Risks of Over-Indexing on Growth
Prioritizing growth without financial discipline can lead to unsustainable cash burn and operational chaos. Scaling inefficient processes magnifies problems rather than solving them. Dependency on external funding also increases vulnerability to market shifts.
Growth that lacks sound unit economics often fails to translate into long-term profitability, leaving businesses large but fragile.
How to Balance Planning for Profitability vs. Growth
Sequencing priorities instead of choosing extremes
Balance does not mean equal emphasis at all times. Effective strategy sequences priorities, focusing on growth during opportunity windows and shifting toward profitability when scale is achieved.
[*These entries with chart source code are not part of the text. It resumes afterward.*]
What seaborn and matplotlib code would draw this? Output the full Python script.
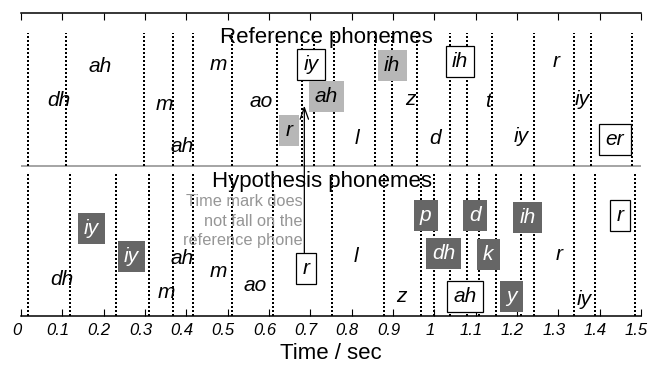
import matplotlib
matplotlib.use("Agg")
import matplotlib.pyplot as plt
import matplotlib.transforms as mtransforms
import pandas as pd
import seaborn as sns

# ---- data -------------------------------------------------------------
ref_bounds = [0.018, 0.109, 0.298, 0.368, 0.417, 0.510, 0.619, 0.679, 0.710,
              0.757, 0.857, 0.898, 0.959, 1.038, 1.078, 1.140, 1.240, 1.339,
              1.378, 1.479]
hyp_bounds = [0.018, 0.119, 0.230, 0.309, 0.368, 0.417, 0.510, 0.610, 0.752,
              0.878, 0.967, 1.000, 1.038, 1.078, 1.107, 1.149, 1.209, 1.240,
              1.339, 1.389, 1.486]

ref_phones = ["dh", "ah", "m", "ah", "m", "ao", "r", "iy", "ah", "l", "ih",
              "z", "d", "ih", "t", "iy", "r", "iy", "er"]
ref_times = [0.092, 0.191, 0.346, 0.391, 0.477, 0.581, 0.648, 0.702, 0.739,
             0.812, 0.898, 0.943, 1.002, 1.062, 1.130, 1.211, 1.294, 1.357,
             1.437]
ref_levels = [215, 249, 211, 169, 251, 214, 185, 251, 219, 177, 250, 216, 177,
              254, 214, 179, 254, 216, 176]
ref_marks = ["", "", "", "", "", "", "shade", "frame", "shade", "", "shade",
             "", "", "frame", "", "", "", "", "frame"]

hyp_phones = ["dh", "iy", "iy", "m", "ah", "m", "ao", "r", "l", "z", "p", "dh",
              "ah", "d", "k", "y", "ih", "r", "iy", "r"]
hyp_times = [0.099, 0.171, 0.267, 0.352, 0.390, 0.477, 0.566, 0.690, 0.810,
             0.921, 0.979, 1.022, 1.074, 1.098, 1.130, 1.186, 1.225, 1.302,
             1.362, 1.449]
hyp_levels = [36, 87, 59, 23, 57, 44, 30, 47, 59, 19, 100, 62, 19, 100, 61,
              19, 98, 61, 16, 100]
hyp_marks = ["", "dark", "dark", "", "", "", "", "frame", "", "", "dark",
             "dark", "frame", "dark", "dark", "dark", "dark", "", "", "frame"]

tick_values = [0, 0.1, 0.2, 0.3, 0.4, 0.5, 0.6, 0.7, 0.8, 0.9, 1.0, 1.1, 1.2,
               1.3, 1.4, 1.5]
tick_labels = ["0", "0.1", "0.2", "0.3", "0.4", "0.5", "0.6", "0.7", "0.8",
               "0.9", "1", "1.1", "1.2", "1.3", "1.4", "1.5"]

note_lines = ["Time mark does", "not fall on the", "reference phone"]

# ---- style --------------------------------------------------------------
sns.set_theme(style="ticks")
plt.rcParams["font.family"] = ["Liberation Sans", "DejaVu Sans"]

fig = plt.figure(figsize=(6.51, 3.65), dpi=100)
ax = fig.add_axes([21 / 651, 49.3 / 365, 620 / 651, 302.7 / 365])
ax.set_xlim(0, 1.5)
ax.set_ylim(0, 302.7)

# boundary marks as long-form data
rows = []
for k, b in enumerate(ref_bounds):
    rows += [dict(t=b, y=150, uid=f"r{k}"), dict(t=b, y=283, uid=f"r{k}")]
for k, b in enumerate(hyp_bounds):
    rows += [dict(t=b, y=0, uid=f"h{k}"), dict(t=b, y=144, uid=f"h{k}")]
bdf = pd.DataFrame(rows)
sns.lineplot(data=bdf, x="t", y="y", units="uid", estimator=None, sort=False,
             color="black", lw=1.45, linestyle=(0, (0.75, 1.35)), ax=ax,
             legend=False, antialiased=False)

# separator
ax.axhline(149.3, color="#959595", lw=1.2, zorder=1)

# titles
ax.text(0.739, 273, "Reference phonemes", ha="center", va="baseline",
        fontsize=16, color="black", zorder=3)
ax.text(0.729, 128.4, "Hypothesis phonemes", ha="center", va="baseline",
        fontsize=16, color="black", zorder=3)

styles = {
    "": dict(color="black", bbox=None),
    "shade": dict(color="black",
                  bbox=dict(boxstyle="square,pad=0.3", fc="#b7b7b7",
                            ec="none")),
    "dark": dict(color="white",
                 bbox=dict(boxstyle="square,pad=0.3", fc="#666666",
                           ec="none")),
    "frame": dict(color="black",
                  bbox=dict(boxstyle="square,pad=0.3", fc="white",
                            ec="black", lw=0.9)),
}

def put(phones, times, levels, marks):
    for s, t, y, m in zip(phones, times, levels, marks):
        st = styles[m]
        ax.text(t, y, s, ha="center", va="center", fontsize=15,
                style="italic", color=st["color"], bbox=st["bbox"], zorder=4)

put(ref_phones, ref_times, ref_levels, ref_marks)
put(hyp_phones, hyp_times, hyp_levels, hyp_marks)

# annotation
for line, y in zip(note_lines, [109.2, 89.7, 70.2]):
    ax.text(0.681, y, line, ha="right", va="baseline", fontsize=11.8,
            color="#969696", zorder=3)
ax.annotate("", xy=(0.6855, 210), xytext=(0.6855, 63),
            arrowprops=dict(arrowstyle="->,head_length=0.7,head_width=0.25",
                            color="black", lw=0.9, shrinkA=0, shrinkB=0,
                            mutation_scale=12), zorder=5)

# axes styling
for side in ["left", "right"]:
    ax.spines[side].set_visible(False)
for side in ["top", "bottom"]:
    ax.spines[side].set_visible(True)
    ax.spines[side].set_linewidth(1.1)
    ax.spines[side].set_color("black")
ax.set_yticks([])
ax.set_xticks(tick_values)
ax.set_xticklabels(tick_labels, fontstyle="italic", fontsize=12)
ax.tick_params(axis="x", top=True, bottom=True, direction="in", length=4.8,
               width=0.8, color="black", pad=5, labelcolor="black")
shift = mtransforms.ScaledTranslation(-0.045, 0, fig.dpi_scale_trans)
for lab in ax.get_xticklabels():
    lab.set_transform(lab.get_transform() + shift)
ax.set_xlabel("Time / sec", fontsize=16, labelpad=3.5, color="black")
ax.set_ylabel("")

fig.savefig("out.png", dpi=100)
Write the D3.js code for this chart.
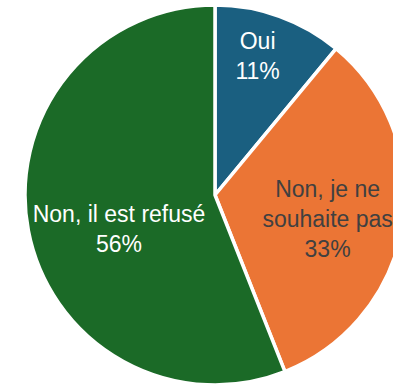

Setting guardrails for both profit and expansion
Clear financial thresholds help manage trade-offs. For example, growth initiatives may be approved only if they stay within defined margin or cash flow limits.
Scenario planning and decision frameworks
Scenario planning allows teams to model outcomes under different assumptions. This reduces emotional bias and anchors decisions in data rather than preference.
Choosing the Right Priority for Your Business
Leadership teams must assess business stage, market dynamics, capital availability, and risk tolerance. The right choice today may not be the right choice tomorrow. Regular reassessment ensures strategy evolves with conditions rather than reacting too late.
Planning for profitability vs. growth is not about declaring a permanent winner. It is about making deliberate, time-bound choices that align resources with the most critical objective at each stage of the business lifecycle.